Take the lines from the top down to and including the one with "1.099, 1.073, 1.057, 1.048, 1.04]" and repeat them exactly. Omit images.

--- Data listing ---
■ ■ ■ ■ ■
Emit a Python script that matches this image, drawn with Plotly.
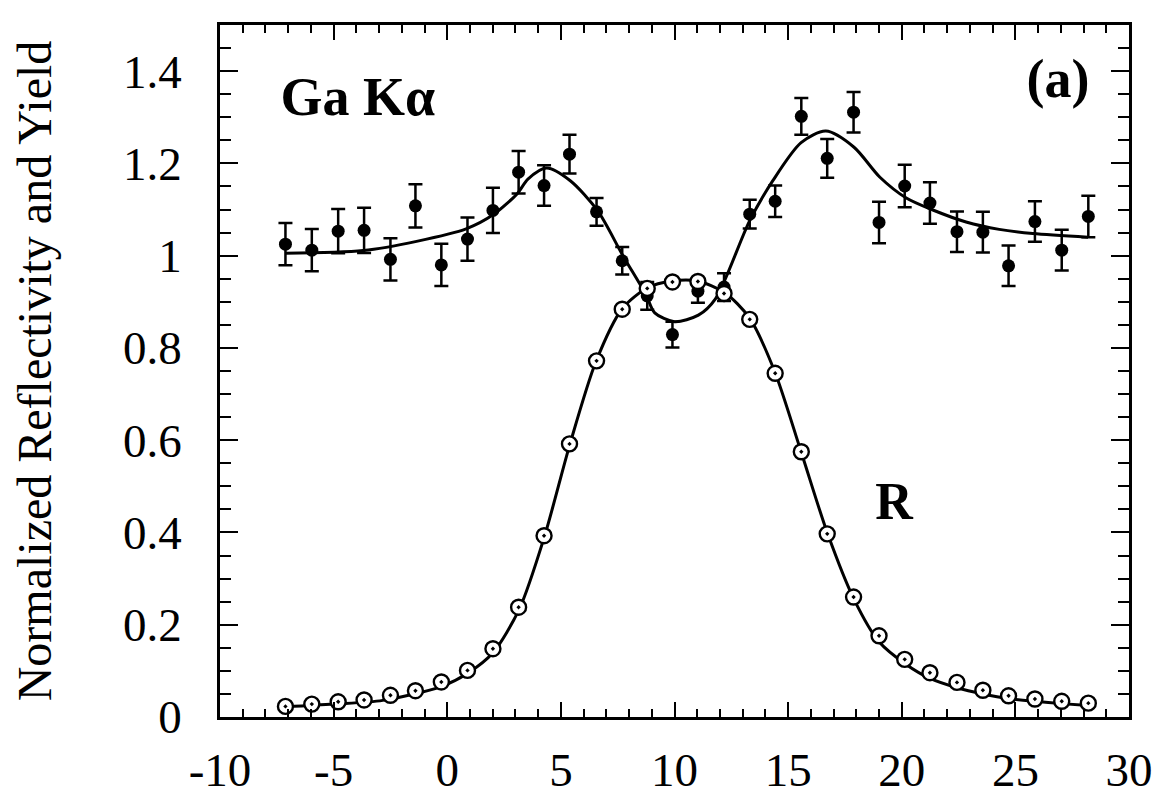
import plotly.graph_objects as go

# Measurement angles (shared by both data sets)
x_pts = [-7.12, -5.96, -4.80, -3.66, -2.50, -1.40, -0.26, 0.89, 2.01, 3.14,
         4.26, 5.38, 6.57, 7.70, 8.80, 9.91, 11.03, 12.18, 13.31, 14.43,
         15.58, 16.72, 17.88, 19.0, 20.13, 21.24, 22.43, 23.57, 24.70, 25.86,
         27.04, 28.21]

# Ga K-alpha fluorescence yield (filled points) with error bars
yield_vals = [1.025, 1.012, 1.053, 1.055, 0.992, 1.108, 0.980, 1.036, 1.098, 1.181,
              1.152, 1.220, 1.095, 0.989, 0.913, 0.829, 0.923, 0.932, 1.090, 1.118,
              1.302, 1.211, 1.311, 1.072, 1.151, 1.114, 1.052, 1.051, 0.978, 1.074,
              1.012, 1.085]
yield_err = [0.046, 0.046, 0.048, 0.049, 0.046, 0.047, 0.046, 0.047, 0.049, 0.046,
             0.044, 0.042, 0.030, 0.030, 0.030, 0.028, 0.025, 0.030, 0.031, 0.034,
             0.040, 0.042, 0.044, 0.045, 0.046, 0.045, 0.044, 0.044, 0.044, 0.044,
             0.044, 0.045]

# Reflectivity (open circles)
refl_vals = [0.023, 0.028, 0.033, 0.037, 0.047, 0.057, 0.076, 0.101, 0.148, 0.238,
             0.393, 0.592, 0.772, 0.884, 0.929, 0.943, 0.944, 0.918, 0.862, 0.745,
             0.575, 0.397, 0.260, 0.176, 0.125, 0.096, 0.075, 0.058, 0.046, 0.039,
             0.034, 0.030]

# Theoretical fit curves
yfit_x = [-7.12, -3.7, -1.35, 0.83, 2.03, 3.09, 3.55, 4.37, 5.4, 6.61, 7.73, 8.75,
          9.13, 10.0, 11.05, 11.81, 13.3, 14.32, 15.57, 16.66, 17.9, 19.04, 20.2,
          21.37, 22.83, 24.29, 25.77, 28.2]
yfit_y = [1.005, 1.011, 1.031, 1.058, 1.089, 1.135, 1.166, 1.19, 1.163, 1.098, 1.0, 0.915,
          0.876, 0.857, 0.871, 0.907, 1.075, 1.162, 1.245, 1.27, 1.235, 1.17, 1.125,
          1.099, 1.073, 1.057, 1.048, 1.04]

rfit_x = [-7.12, -5.0, -2.84, -0.27, 0.9, 2.02, 3.18, 4.27, 5.39, 6.54, 7.7, 8.8,
          9.9, 11.0, 12.2, 13.3, 14.4, 15.57, 16.74, 17.9, 19.0, 20.16, 21.27, 22.46,
          23.58, 24.7, 25.86, 27.04, 28.2]
rfit_y = [0.022, 0.028, 0.036, 0.066, 0.095, 0.14, 0.235, 0.39, 0.59, 0.77, 0.885, 0.93,
          0.945, 0.945, 0.92, 0.865, 0.75, 0.575, 0.397, 0.255, 0.163, 0.115, 0.083,
          0.063, 0.05, 0.04, 0.034, 0.029, 0.025]

x_ticks = [-10, -5, 0, 5, 10, 15, 20, 25, 30]
x_ticklabels = ["-10", "-5", "0", "5", "10", "15", "20", "25", "30"]
y_ticks = [0, 0.2, 0.4, 0.6, 0.8, 1, 1.2, 1.4]
y_ticklabels = ["0", "0.2", "0.4", "0.6", "0.8", "1", "1.2", "1.4"]

# In-plot labels (text, x, y in data units)
label_texts = ["<b>Ga Kα</b>", "<b>(a)</b>", "<b>R</b>"]
label_x = [-3.93, 26.88, 19.66]
label_y = [1.335, 1.374, 0.458]
label_sizes = [54, 54, 52]

SERIF = "Liberation Serif"

fig = go.Figure()

fig.add_trace(go.Scatter(x=rfit_x, y=rfit_y, mode="lines",
                         line=dict(color="black", width=3, shape="spline", smoothing=0.8),
                         hoverinfo="skip", showlegend=False))
fig.add_trace(go.Scatter(x=yfit_x, y=yfit_y, mode="lines",
                         line=dict(color="black", width=3, shape="spline", smoothing=0.8),
                         hoverinfo="skip", showlegend=False))

fig.add_trace(go.Scatter(x=x_pts, y=yield_vals, mode="markers",
                         marker=dict(symbol="circle", size=13, color="black"),
                         error_y=dict(type="data", array=yield_err, visible=True,
                                      color="black", thickness=2.5, width=7),
                         showlegend=False, name="Yield"))

fig.add_trace(go.Scatter(x=x_pts, y=refl_vals, mode="markers",
                         marker=dict(symbol="circle-dot", size=15, color="white",
                                     line=dict(color="black", width=2.4)),
                         showlegend=False, name="R"))

fig.add_trace(go.Scatter(x=label_x, y=label_y, mode="text", text=label_texts,
                         textposition="middle center",
                         textfont=dict(family=SERIF, size=label_sizes, color="black"),
                         hoverinfo="skip", showlegend=False))

fig.update_xaxes(range=[-10, 30], tickvals=x_ticks, ticktext=x_ticklabels,
                 ticks="inside", ticklen=15,
                 tickwidth=2, tickcolor="black", showline=True, linecolor="black",
                 linewidth=2.5, mirror="ticks", showgrid=False, zeroline=False,
                 minor=dict(dtick=1, ticks="inside", ticklen=8, tickwidth=2,
                            tickcolor="black", showgrid=False),
                 tickfont=dict(family=SERIF, size=47, color="black"),
                 ticklabelstandoff=10, automargin=False)
fig.update_yaxes(range=[0, 1.5], tickvals=y_ticks, ticktext=y_ticklabels,
                 ticks="inside", ticklen=18,
                 tickwidth=2, tickcolor="black", showline=True, linecolor="black",
                 linewidth=2.5, mirror="ticks", showgrid=False, zeroline=False,
                 minor=dict(dtick=0.05, ticks="inside", ticklen=11, tickwidth=2,
                            tickcolor="black", showgrid=False),
                 tickfont=dict(family=SERIF, size=47, color="black"),
                 ticklabelstandoff=26, automargin=True,
                 title=dict(text="Normalized Reflectivity and Yield", standoff=57,
                            font=dict(family=SERIF, size=48, color="black")))

fig.update_layout(width=1161, height=795, margin=dict(l=212, r=40, t=17, b=86),
                  plot_bgcolor="white", paper_bgcolor="white",
                  font=dict(family=SERIF, color="black"))

fig.write_html("out.html")
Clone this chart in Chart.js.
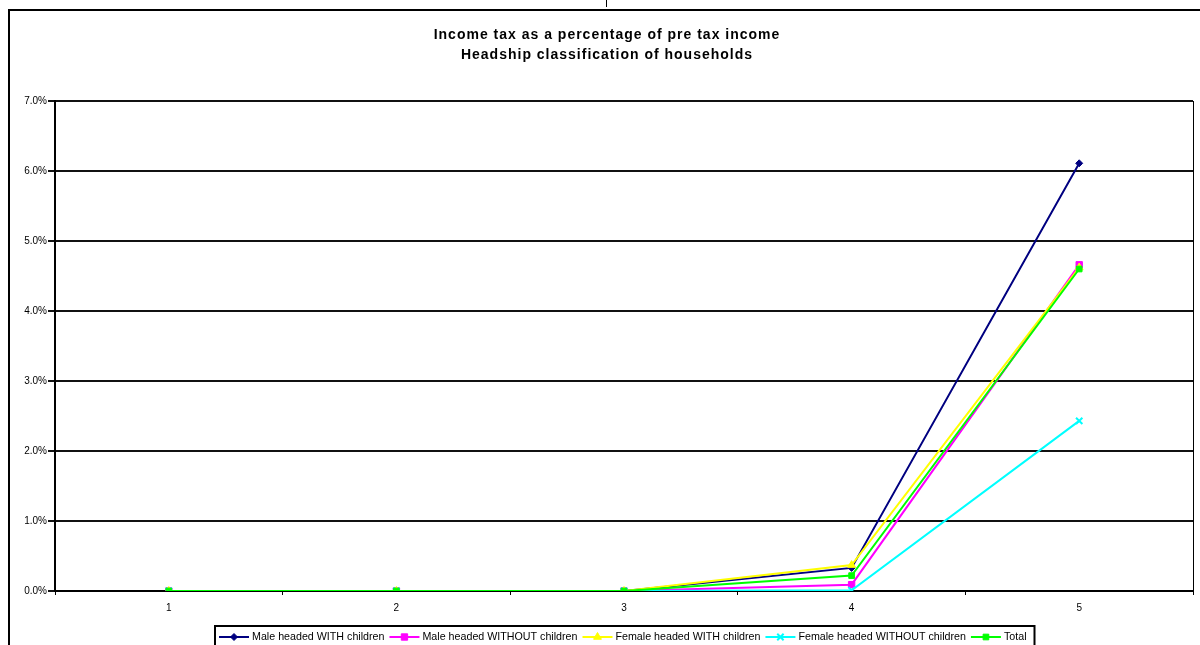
<!DOCTYPE html>
<html>
<head>
<meta charset="utf-8">
<title>Income tax as a percentage of pre tax income</title>
<script src="https://cdn.jsdelivr.net/npm/chart.js@4/dist/chart.umd.min.js"></script>
<style>
  html, body { margin: 0; padding: 0; background: #fff; }
  #wrap { position: relative; width: 1200px; height: 645px; overflow: hidden; }
  #frame { position: absolute; left: 8px; top: 9px; width: 1300px; height: 700px; border: 2px solid #000; box-sizing: border-box; }
  #stub { position: absolute; left: 606px; top: 0; width: 1px; height: 7px; background: #000; }
  #chart { position: absolute; left: 0; top: 0; }
</style>
</head>
<body>
<div id="wrap">
  <div id="frame"></div>
  <div id="stub"></div>
  <canvas id="chart" width="1200" height="645"></canvas>
</div>
<script>
// 所得階級（1〜5）
const categories = ['1', '2', '3', '4', '5'];

// 税率（%）
const maleWithChildren = [0, 0, 0, 0.33, 6.11];
const maleWithoutChildren = [0, 0, 0, 0.09, 4.66];
const femaleWithChildren = [0, 0, 0, 0.37, 4.62];
const femaleWithoutChildren = [0, 0, 0, 0.01, 2.43];
const total = [0, 0, 0, 0.22, 4.6];

const titleLines = [
    'Income tax as a percentage of pre tax income',
    'Headship classification of households'
];

const FONT = '"Liberation Sans", Arial, sans-serif';

// 系列定義（凡例の並び順）
const series = [
    { label: 'Male headed WITH children', data: maleWithChildren, color: '#000080', style: 'rectRot', radius: 3.5 },
    { label: 'Male headed WITHOUT children', data: maleWithoutChildren, color: '#ff00ff', style: 'rect', radius: 4.5 },
    { label: 'Female headed WITH children', data: femaleWithChildren, color: '#ffff00', style: 'triangle', radius: 4.5 },
    { label: 'Female headed WITHOUT children', data: femaleWithoutChildren, color: '#00ffff', style: 'crossRot', radius: 4.5 },
    { label: 'Total', data: total, color: '#00ff00', style: 'rect', radius: 4 }
];

/**
 * タイトル・凡例・プロット枠を描画するプラグイン
 */
const decorations = {
    id: 'decorations',
    afterDraw(chart) {
        const ctx = chart.ctx;
        const area = chart.chartArea;

        // プロットエリア右側の枠
        ctx.save();
        ctx.strokeStyle = '#000';
        ctx.lineWidth = 1;
        ctx.beginPath();
        ctx.moveTo(area.right + 0.5, area.top);
        ctx.lineTo(area.right + 0.5, area.bottom);
        ctx.stroke();
        ctx.restore();

        // タイトル（2行・字間あり）
        ctx.save();
        ctx.fillStyle = '#000';
        ctx.font = 'bold 14px ' + FONT;
        ctx.letterSpacing = '1px';
        ctx.textAlign = 'center';
        ctx.textBaseline = 'middle';
        ctx.fillText(titleLines[0], 607, 35);
        ctx.fillText(titleLines[1], 607, 55);
        ctx.restore();

        // 凡例（線＋マーカー）
        ctx.save();
        ctx.font = '10.7px ' + FONT;
        ctx.textBaseline = 'middle';
        const boxLeft = 215, boxTop = 626;
        const y = 637;
        let x = boxLeft + 4;
        const items = [];
        series.forEach(s => {
            const w = ctx.measureText(s.label).width;
            items.push({ s, x });
            x += 30 + 3 + w + 5;
        });
        const boxRight = x + 3;

        ctx.fillStyle = '#fff';
        ctx.fillRect(boxLeft, boxTop, boxRight - boxLeft, 30);
        ctx.strokeStyle = '#000';
        ctx.lineWidth = 2;
        ctx.strokeRect(boxLeft, boxTop, boxRight - boxLeft, 30);

        items.forEach(({ s, x }) => {
            ctx.strokeStyle = s.color;
            ctx.fillStyle = s.color;
            ctx.lineWidth = 2;
            ctx.beginPath();
            ctx.moveTo(x, y);
            ctx.lineTo(x + 30, y);
            ctx.stroke();
            ctx.lineWidth = s.style === 'crossRot' ? 2 : 1;
            Chart.helpers.drawPoint(ctx, {
                pointStyle: s.style,
                radius: s.radius,
                rotation: 0,
                borderWidth: ctx.lineWidth
            }, x + 15, y);
            ctx.fillStyle = '#000';
            ctx.fillText(s.label, x + 33, y);
        });
        ctx.restore();
    }
};

const datasets = series.map((s, i) => ({
    label: s.label,
    data: s.data,
    borderColor: s.color,
    backgroundColor: s.color,
    borderWidth: 2,
    pointStyle: s.style,
    pointRadius: s.radius,
    pointBorderWidth: s.style === 'crossRot' ? 2 : 1,
    pointHoverRadius: s.radius,
    tension: 0,
    // 後の系列ほど手前に描く
    order: series.length - 1 - i
}));

new Chart(document.getElementById('chart'), {
    type: 'line',
    data: { labels: categories, datasets },
    options: {
        responsive: false,
        animation: false,
        layout: { padding: { left: 0, right: 7, top: 101, bottom: 0 } },
        plugins: {
            legend: { display: false },
            title: { display: false },
            tooltip: { enabled: false }
        },
        scales: {
            x: {
                offset: true,
                grid: {
                    offset: true,
                    drawOnChartArea: false,
                    drawTicks: true,
                    tickLength: 4,
                    color: '#000',
                    lineWidth: 1
                },
                border: { color: '#000', width: 2 },
                ticks: {
                    color: '#000',
                    padding: 7,
                    font: { family: FONT, size: 10 },
                    maxRotation: 0
                },
                afterFit(scale) { scale.height = 54; }
            },
            y: {
                min: 0,
                max: 7,
                grid: {
                    color: '#111',
                    lineWidth: 2,
                    drawTicks: true,
                    tickLength: 7
                },
                border: { color: '#000', width: 2 },
                ticks: {
                    stepSize: 1,
                    color: '#000',
                    padding: 1,
                    font: { family: FONT, size: 10 },
                    callback: v => v.toFixed(1) + '%'
                },
                afterFit(scale) { scale.width = 55; }
            }
        }
    },
    plugins: [decorations]
});
</script>
</body>
</html>
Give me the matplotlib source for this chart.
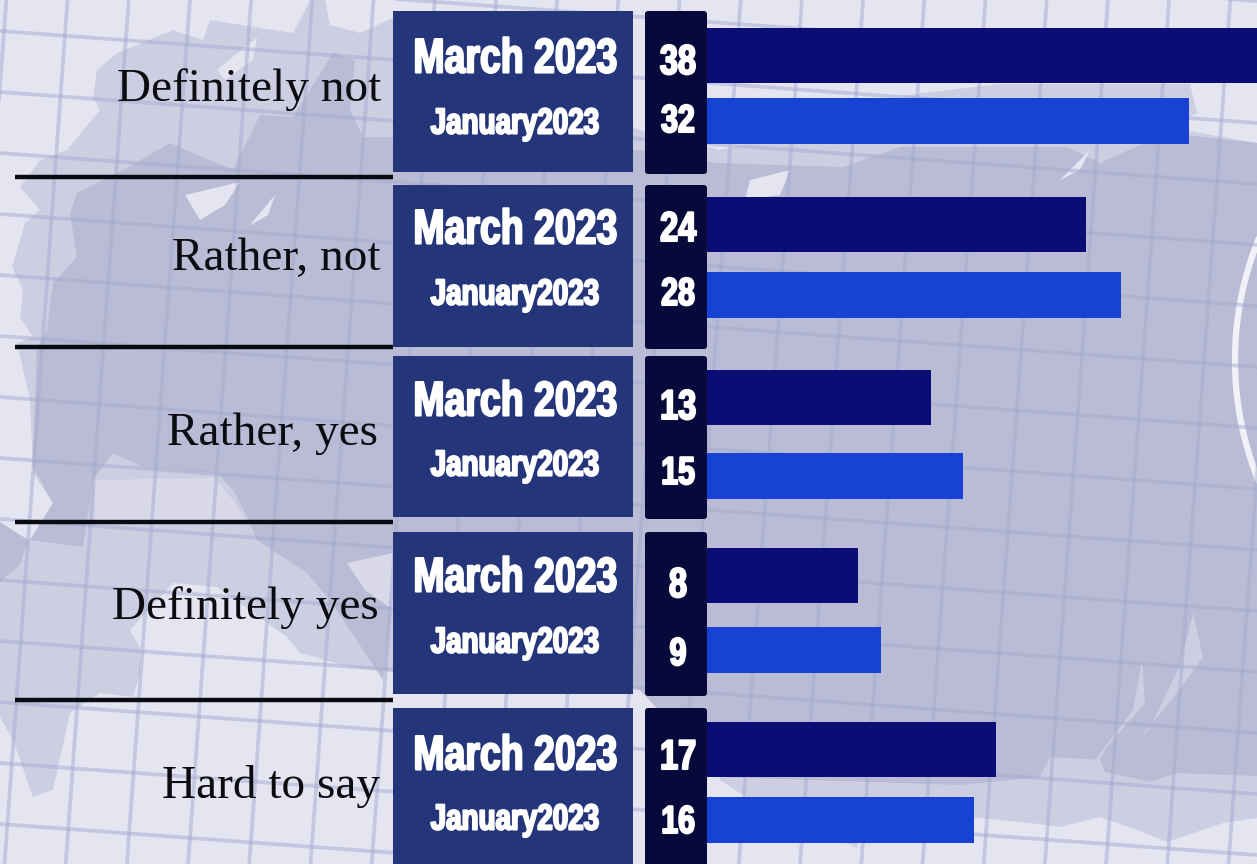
■ ■ ■ ■ ■
--- Exercise solution ---
Emit a Python script that matches this image, drawn with Plotly.
import plotly.graph_objects as go

# Measurement angles (shared by both data sets)
x_pts = [-7.12, -5.96, -4.80, -3.66, -2.50, -1.40, -0.26, 0.89, 2.01, 3.14,
         4.26, 5.38, 6.57, 7.70, 8.80, 9.91, 11.03, 12.18, 13.31, 14.43,
         15.58, 16.72, 17.88, 19.0, 20.13, 21.24, 22.43, 23.57, 24.70, 25.86,
         27.04, 28.21]

# Ga K-alpha fluorescence yield (filled points) with error bars
yield_vals = [1.025, 1.012, 1.053, 1.055, 0.992, 1.108, 0.980, 1.036, 1.098, 1.181,
              1.152, 1.220, 1.095, 0.989, 0.913, 0.829, 0.923, 0.932, 1.090, 1.118,
              1.302, 1.211, 1.311, 1.072, 1.151, 1.114, 1.052, 1.051, 0.978, 1.074,
              1.012, 1.085]
yield_err = [0.046, 0.046, 0.048, 0.049, 0.046, 0.047, 0.046, 0.047, 0.049, 0.046,
             0.044, 0.042, 0.030, 0.030, 0.030, 0.028, 0.025, 0.030, 0.031, 0.034,
             0.040, 0.042, 0.044, 0.045, 0.046, 0.045, 0.044, 0.044, 0.044, 0.044,
             0.044, 0.045]

# Reflectivity (open circles)
refl_vals = [0.023, 0.028, 0.033, 0.037, 0.047, 0.057, 0.076, 0.101, 0.148, 0.238,
             0.393, 0.592, 0.772, 0.884, 0.929, 0.943, 0.944, 0.918, 0.862, 0.745,
             0.575, 0.397, 0.260, 0.176, 0.125, 0.096, 0.075, 0.058, 0.046, 0.039,
             0.034, 0.030]

# Theoretical fit curves
yfit_x = [-7.12, -3.7, -1.35, 0.83, 2.03, 3.09, 3.55, 4.37, 5.4, 6.61, 7.73, 8.75,
          9.13, 10.0, 11.05, 11.81, 13.3, 14.32, 15.57, 16.66, 17.9, 19.04, 20.2,
          21.37, 22.83, 24.29, 25.77, 28.2]
yfit_y = [1.005, 1.011, 1.031, 1.058, 1.089, 1.135, 1.166, 1.19, 1.163, 1.098, 1.0, 0.915,
          0.876, 0.857, 0.871, 0.907, 1.075, 1.162, 1.245, 1.27, 1.235, 1.17, 1.125,
          1.099, 1.073, 1.057, 1.048, 1.04]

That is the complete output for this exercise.